THERE is more good news for container shipping lines as more industry research points to a sustained recovery of freight rates through at least 2004, aided in a large part by the 'China effect'.
In its latest supply and demand report, Containerisation International said freight rates on the dominant legs of the world's top trade lanes are expected to continue rising at least through the end of 2004.
In a prelude to the peak summer months, second quarter freight rates on the Asia to Europe trade jumped 42% over the same period last year on the back of westbound utilization rates averaging 81% over the first half this year. This is expected to rise to 96% over the second half.
While this brought average rates on the trade up to US$1,570 per TEU, the report noted that this level is only now reaching the levels last seen before the slump of the first quarter of 2002. Utilization rates are expected to remain similarly buoyant through 2004.
"As freight rate levels drive ocean carrier profitability, the industry looks set for further recovery," it said.
Much of the industry's recovering health has been a product of China's extraordinary growth, which saw its exports climb more than 32% over the first nine months this year, compared to a year earlier to US$307.7 billion while imports were up a full 40.5% to US$298.6 billion.
Calling this the 'China effect' the report's author Matthew Beddow said: "Whilst the extraordinary growth in exports from China at the beginning of last year caught everyone by surprise, we believe that this year's predictions are much more reliable."
Last year's surprise was due to the expectation among industry watchers that cargo growth would continue to be dominated primarily by consumer demand.
"The effects of offshoring, involving the transfer of production overseas, in this case to China, were not clearly quantifiable. The picture today is very different, enabling analysts to predict the future much more accurately," he said.
Executive managing director of international consulting at Global Insights and a contributor to the report, Ben Hackett commented: "Historically, it was always a safe bet to use the rule of thumb that, for the G7 countries, GDP growth x 2.5 equated growth in trade.
"For the Asian tigers, we tended towards a factor of 4. During a recession, the measure became less clear. But all of that has had to be adjusted now, to help explain what has been happening in China."
The report also noted that the China effect has not only affected services to and from Asia but the other major trades as well. Citing the 10 new transpacific services which deployed over 50 additional vessels on the Pacific to cater for this year's peak season, the report said this move helped to soak up surplus tonnage that could otherwise have been dumped in other trades, such as the transatlantic.

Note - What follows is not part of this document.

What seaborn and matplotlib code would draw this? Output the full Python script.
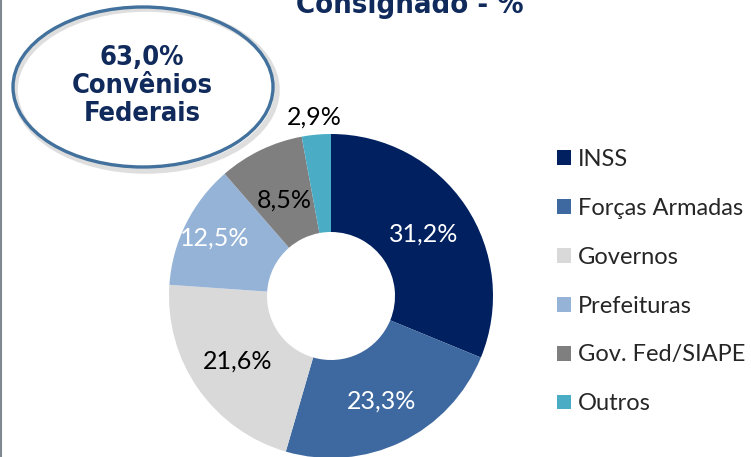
import numpy as np
import matplotlib
matplotlib.use("Agg")
import matplotlib.pyplot as plt
from matplotlib.patches import Ellipse
from matplotlib.lines import Line2D
import seaborn as sns

sns.set_theme(style="white")
plt.rcParams['font.family'] = ['Lato', 'DejaVu Sans']

# data
categorias = ["INSS", "Forças Armadas", "Governos", "Prefeituras", "Gov. Fed/SIAPE", "Outros"]
valores = [31.2, 23.3, 21.6, 12.5, 8.5, 2.9]
rotulos = ["31,2%", "23,3%", "21,6%", "12,5%", "8,5%", "2,9%"]
titulo = "Consignado - %"
destaque = "63,0%\nConvênios\nFederais"

# styles
cores = sns.color_palette(["#002060", "#3E69A0", "#D9D9D9", "#95B3D7", "#7F7F7F", "#4BACC6"])
cor_texto = ["white", "white", "black", "white", "black", "black"]
dist_rotulo = [0.69, 0.72, 0.70, 0.80, 0.66, 1.11]
navy = "#102A5C"

W, H = 751, 457
fig = plt.figure(figsize=(W / 100, H / 100), dpi=100)
ax = fig.add_axes([0, 0, 1, 1])

cx, cy, R = 331, H - 296, 162
wedges, _ = ax.pie(valores, colors=cores, startangle=90, counterclock=False,
                   center=(cx, cy), radius=R,
                   wedgeprops=dict(width=R - 64, edgecolor="none"))

for w, txt, c, d in zip(wedges, rotulos, cor_texto, dist_rotulo):
    ang = np.deg2rad((w.theta1 + w.theta2) / 2)
    ax.text(cx + d * R * np.cos(ang), cy + d * R * np.sin(ang), txt,
            ha="center", va="center", fontsize=18, color=c)

ax.set_xlim(0, W)
ax.set_ylim(0, H)
ax.set_aspect("equal")
ax.axis("off")

# highlight ellipse
ax.add_patch(Ellipse((146, H - 90), 262, 162, fill=False, edgecolor="#BFBFBF",
                     lw=4, alpha=0.5))
ax.add_patch(Ellipse((143, H - 87), 260, 160, fill=False, edgecolor="#41719C", lw=2.4))
ax.text(142, H - 86, destaque, ha="center", va="center", fontsize=19.5,
        fontweight="bold", fontstretch="condensed", color=navy,
        family="DejaVu Sans", linespacing=1.1)

# title (cut at the top of the picture)
ax.text(410, H - 13, titulo, ha="center", va="baseline", fontsize=21,
        fontweight="bold", fontstretch="condensed", color=navy, family="DejaVu Sans")

leg = ax.legend(wedges, categorias, loc="upper left",
                bbox_to_anchor=(557 / W, 1 - 149 / H), frameon=False,
                fontsize=17, borderpad=0, borderaxespad=0,
                handlelength=0.59, handleheight=0.59,
                handletextpad=0.28, labelspacing=1.18)
for t in leg.get_texts():
    t.set_color("#262626")

fig.add_artist(Line2D([0.7 / W, 0.7 / W], [0, 1], color="#7F8791", lw=1.5))

fig.savefig("out.png", dpi=100)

"Without this, maintaining a sensible balance between supply and demand in these other trades would have been impossible, and freight rates would have fallen," it concluded.
And despite the additional tonnage put on the transpacific, the report noted that the average eastbound vessel utilisation during the first half this year remained respectable at around 84%. This level is expected to be maintained through 2004. Westbound utilization, however, currently languishes at around 36%.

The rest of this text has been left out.